Sosnkowski died in 1969, in Arundel, Quebec, 100 km north west of Montreal. He did not live to see an independent Poland, for which he had struggled with Pilsudski, all his life, come into being again, when the Iron Curtain fell, in 1989.

Below Sosnkowski centre, as Commander-in-Chief of the Polish Armed Forces, and left Marian Kukiel (Polish Defence Minister) and Stanislaw Kopanski (Chief of Staff of the Polish Army) in London, in 1944, when the dream, of a liberated and independent Poland, was still alive.

Then came the Allied betrayal... a long exile, and death, in Canada.

His remains were finally interred with other Polish national heroes in St. John's Cathedral, in Warsaw, Poland, left.




Great Canadian Heritage Treasure

A large and fabulous original pencil sketch of a military officer showed up at a recent Toronto auction.

The curator - they all hate anonymous portraits - listed him in the catalogue, as Stalin - for Joe Stalin the Russian Communist dictator - hoping to boost the bidding, and snag an unwary buyer into paying a lot for a nobody he had turned into a celebrity.

Clearly the curator had no clue about what Joe Stalin looked like so why not try the famous Russian.

It could just as easily have been a Rumanian or Bulgarian customs agent, or maybe a Serbian hotel doorman. Perhaps an Albanian brothel guard. Or...

Actually Lord Kitchener might be just as good a choice.

Clearly the chest of medals had to be a first clue. They are not those found on the breast of any British general who favour more circular medals and decorations.

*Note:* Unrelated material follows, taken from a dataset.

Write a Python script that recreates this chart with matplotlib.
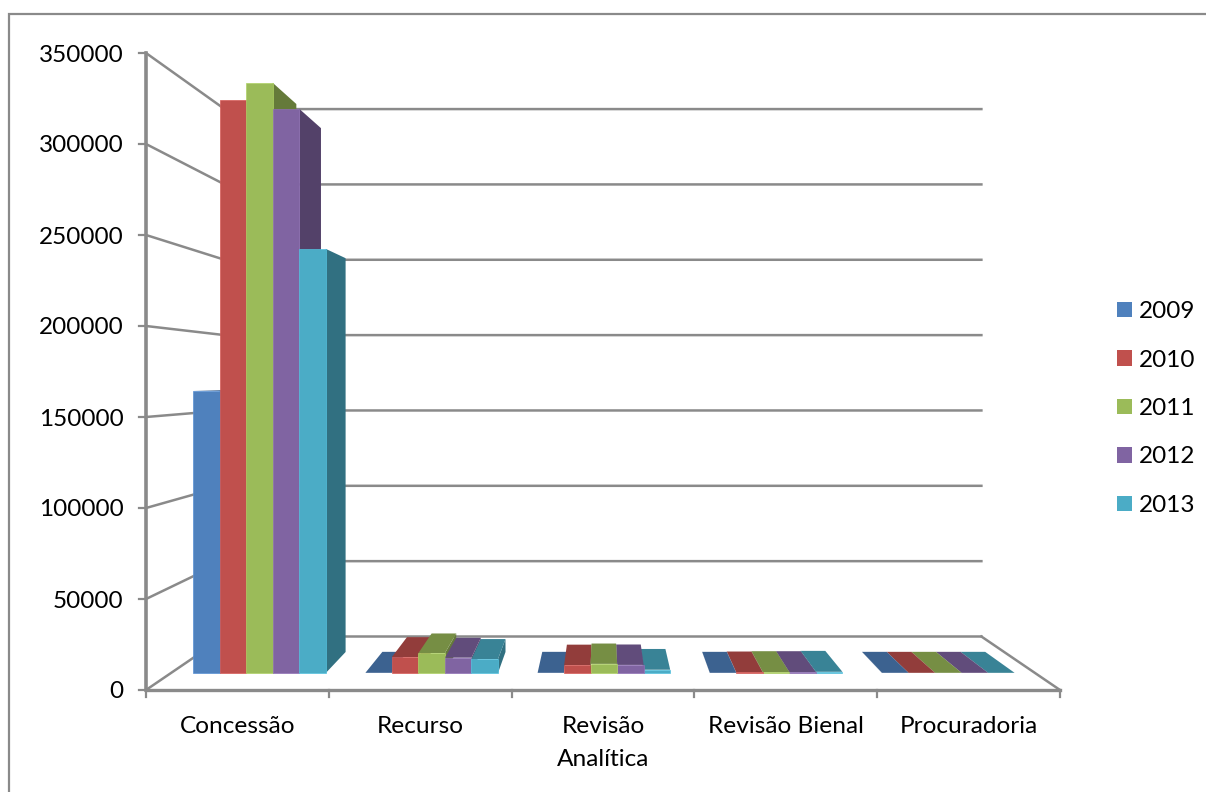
import matplotlib
matplotlib.use("Agg")
from matplotlib import pyplot as plt
from matplotlib.patches import Polygon, Patch
import numpy as np

plt.rcParams['font.family'] = ['Lato', 'DejaVu Sans']

categories = ["Concessão", "Recurso", "Revisão\nAnalítica", "Revisão Bienal", "Procuradoria"]
years = ["2009", "2010", "2011", "2012", "2013"]
v2009 = [164000, 100, 100, 100, 100]
v2010 = [333100, 9300, 4600, 300, 100]
v2011 = [343000, 11600, 5300, 500, 100]
v2012 = [327900, 8900, 4700, 500, 100]
v2013 = [246500, 8100, 1900, 700, 100]
series = [v2009, v2010, v2011, v2012, v2013]
yticks = [0, 50000, 100000, 150000, 200000, 250000, 300000, 350000]

colors = ["#4F81BD", "#C0504D", "#9BBB59", "#8064A2", "#4BACC6"]
grid_col = "#8A8A8A"
y_max = 350000

# perspective box, in pixels
vp_x, vp_y = 603, 379
floor_front, floor_back = 690, 636.5
wall_left, wall_right = 146, 1060
wall_h = 637
bar_front, bar_back = 673, 652
bar_span = 0.77


def shade(col, k):
    r, g, b = matplotlib.colors.to_rgb(col)
    return (min(r * k, 1), min(g * k, 1), min(b * k, 1))


def depth_scale(y0):
    return (y0 - vp_y) / (floor_front - vp_y)


def height_y(value, y0):
    return y0 - value / y_max * (wall_h * depth_scale(y0))


def wall_x(x, y0):
    # slide a point of the front plane back towards the vanishing point
    return vp_x + (x - vp_x) * depth_scale(y0)


def row_x(u, y0):
    # u is in category widths, measured along the front row of the bars
    x = 173.4 + 172.2 * u
    return vp_x + (x - vp_x) * (y0 - vp_y) / (bar_front - vp_y)


fig = plt.figure(figsize=(12.06, 7.92), dpi=100)
ax = fig.add_axes([0, 0, 1, 1])
ax.set_xlim(0, 1206)
ax.set_ylim(792, 0)
ax.axis("off")

# chart frame, only top and left show
ax.plot([1206, 8.5, 8.5], [14, 14, 792], color=grid_col, lw=1.6, solid_joinstyle="miter")

back_l = wall_x(wall_left, floor_back)
back_r = wall_x(wall_right, floor_back)

for v in yticks:
    front = height_y(v, floor_front)
    back = height_y(v, floor_back)
    ax.plot([wall_left, back_l, back_r], [front, back, back], color=grid_col, lw=1.8, zorder=1)
    ax.plot([wall_left - 7, wall_left], [front, front], color=grid_col, lw=1.6, zorder=1)
    ax.text(123.5, front + 2, str(v), ha="right", va="center", fontsize=17.5, color="black")

ax.plot([wall_right, back_r], [floor_front, floor_back], color=grid_col, lw=1.8, zorder=1)
ax.plot([wall_left, wall_left], [height_y(y_max, floor_front), floor_front], color=grid_col, lw=2.6, zorder=2)
ax.plot([wall_left, wall_right], [floor_front, floor_front], color=grid_col, lw=2.4, zorder=2)

edges = np.linspace(wall_left, wall_right, len(categories) + 1)
for x in edges:
    ax.plot([x, x], [floor_front, floor_front + 7], color=grid_col, lw=1.6, zorder=1)

for i, name in enumerate(categories):
    ax.text((edges[i] + edges[i + 1]) / 2, 716, name, ha="center", va="top", fontsize=17.6,
            linespacing=1.68, color="black")

# painter's order: bars farthest from the vanishing point go first
bars = []
for i in range(len(categories)):
    for s in range(len(years)):
        u0 = i + 0.5 - bar_span / 2 + s * bar_span / len(years)
        u1 = u0 + bar_span / len(years)
        bars.append((abs((row_x(u0, bar_front) + row_x(u1, bar_front)) / 2 - vp_x), u0, u1, series[s][i], s))
bars.sort(key=lambda b: -b[0])

z = 3
for _, u0, u1, val, s in bars:
    xf0, xf1 = row_x(u0, bar_front), row_x(u1, bar_front)
    xb0, xb1 = row_x(u0, bar_back), row_x(u1, bar_back)
    yf, yb = height_y(val, bar_front), height_y(val, bar_back)
    col = colors[s]

    # the side turned to the viewer depends on which side of the vanishing point the bar is
    if (xf0 + xf1) / 2 < vp_x:
        side = [(xf1, bar_front), (xb1, bar_back), (xb1, yb), (xf1, yf)]
    else:
        side = [(xf0, bar_front), (xb0, bar_back), (xb0, yb), (xf0, yf)]
    ax.add_patch(Polygon(side, closed=True, fc=shade(col, 0.65), ec="none", zorder=z))
    # tops above the horizon are seen from underneath, so they stay hidden
    if yb < yf:
        ax.add_patch(Polygon([(xf0, yf), (xf1, yf), (xb1, yb), (xb0, yb)], closed=True,
                             fc=shade(col, 0.76), ec="none", zorder=z))
    # almost empty bars have no front worth an outline
    edge = shade(col, 1.12) if val >= 300 else "none"
    ax.add_patch(Polygon([(xf0, bar_front), (xf1, bar_front), (xf1, yf), (xf0, yf)], closed=True,
                         fc=col, ec=edge, lw=0.5, zorder=z))
    z += 1

handles = [Patch(fc=c, ec="none", label=y) for c, y in zip(colors, years)]
ax.legend(handles=handles, loc="center left", bbox_to_anchor=(1117 / 1206, 1 - 408.5 / 792),
          frameon=False, fontsize=17.5, handlelength=0.62, handleheight=0.62,
          labelspacing=1.13, handletextpad=0.3, borderpad=0, borderaxespad=0)

fig.savefig("out.png", dpi=100)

These are a row of mostly crosses of various kinds.

The first one, with twin dark stripes, widely separated, but also with light margins on either side, was obviously carefully drawn by the artist. It had to be a defining clue.

In fact the decoration is found on the breast only of Polish generals as is the unusual lace on the lower arm.

All these, the hat, and the placement of its badge, can be found on photos of none other than Joseph Pilsudski, the most esteemed military figure produced by Poland, and one of the most far-seeing statesmen of 20th century Europe.